We’ll just leave that one blank.

Next, there’s the matter of the judges. Since when am I supposed to know anything about judges? I’ve never committed a felony, so why would I? And isn’t picking judges what the executive branch is for? Besides, they haven’t earned the right to my vote like McCain and Obama, who I got to know so well in thirty-second intervals and diluted sound bytes over the past two years.

We’ll go with a “yes” for everyone whose name doesn’t sound too fascist.

Then there are all of these amendments to wade through. Sure, there have been commercials about all the big ones, but no one can seem to agree. If you vote one way, you hate children, and if you vote the other, you’re a bloodthirsty commie.

Remember, commies hate children too. Let’s not discriminate.

Here’s one about making it harder to add amendments to the ballot. That’s an easy one: check. This much thinking makes my brain hurt.

 Finally, there are a few of these questions about eliminating antiquated language from the constitution. Really?  What’s that about? Do we really need our constitution to sound hip?  Are they replacing all of the “thous” and “wherefores” with “yo,” “jiggy,” and “krunk?” There’s something to be said for keeping up with the times, but that outdated language is part of the document’s charm.

By now, I’m surrounded by the remains of sports drink bottles and No-Doz packets, and I’m pretty sure that I’m experiencing the onset of carpal tunnel. The good news is, I’ve never felt so frigging patriotic in my life.

As I dab by glistening forehead with my Thomas Kincaid limited-issue stars-and-stripes hand-painted wristbands, I think back to the founding fathers, and all of the hardship they must have endured, writing all of those words down – and with a feather, no less!

At least I have my Mont Blanc at the ready, filling in the vacuous gaps between the “yes” and “no” arrows with the deftness of a stealth fighter. My snack stockpile has dwindled and the incessant staring at the ballot pages has resulted in some traumatic eye strain, but at least I can hold my head high and say with pride that I did my civic duty.

But just imagine if I had actually researched all those things before I filled them in! 

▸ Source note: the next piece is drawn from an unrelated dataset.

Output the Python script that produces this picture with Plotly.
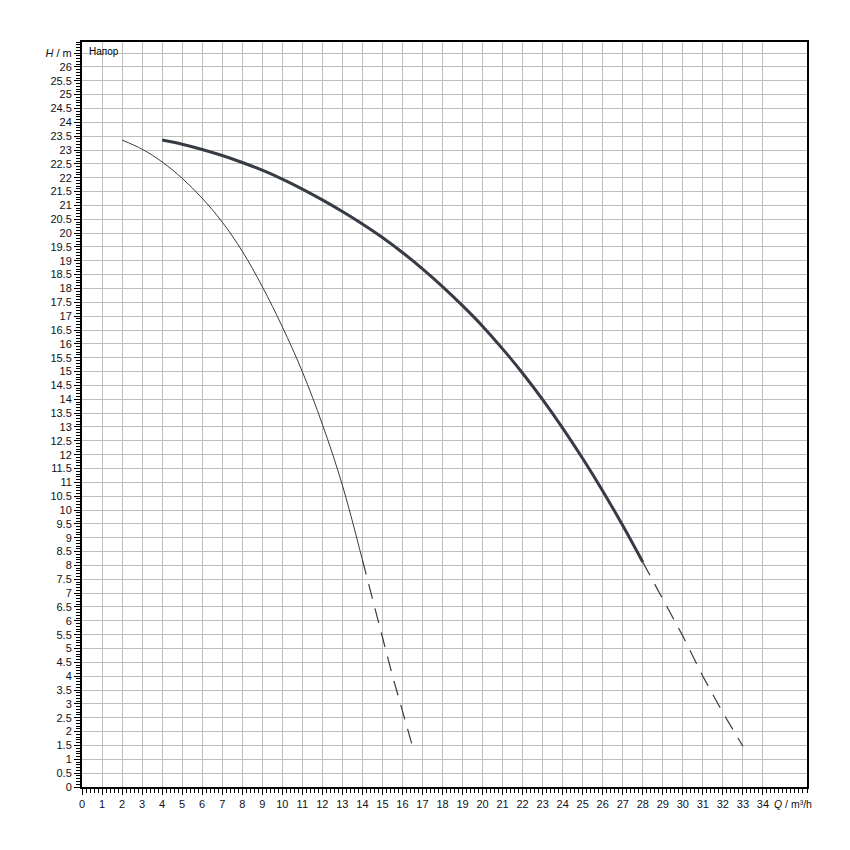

On a more serious note, I’m not too much of a man to admit that I actually got misty the night of the election, particularly during Barack Obama’s Victory speech. My first thought, which I contemplated with much relief, was that my soon-to-be born daughter would no nothing of George Bush’s presidency short of what is conveyed to her in the history books.

But much more than an absence of a negative was the presence of something I had not experienced in my adult lifetime with respect to politics: hope. I’m not talking about sound-byte, campaign-trail sort of hope either, and I should point out that my hope transcends any candidate or single issue.

The hope I felt, and thus far, continue to feel, is steeped in something bigger: something within me that has begun to believe in the national ethos of American resiliency, and in our willingness to change, to evolve and to take risk. In this historic election, we have broken a barrier that never can be put back in its place in American history, and though racial divides, economic disparities and ideological conflict still exist, we learned that, as a people, we believe in something bigger.

There will be days when Obama’s presidency is challenged, and when his near-messianic popularity will diminish.  No one human being, however visionary or great, can change the world on their own. But if the American people truly commit to the vision of change they have pronounced at least in rhetoric, and if we each covenant to own our share of the responsibility to lift ourselves and one another up, unwilling to settle for “good enough,” the change we seek will come.

It’s nice to believe this is possible once again, no matter who our leaders happen to be. It’s up to all of us, and the good news is that I’m starting to believe once again that we’ll do the right thing in the end.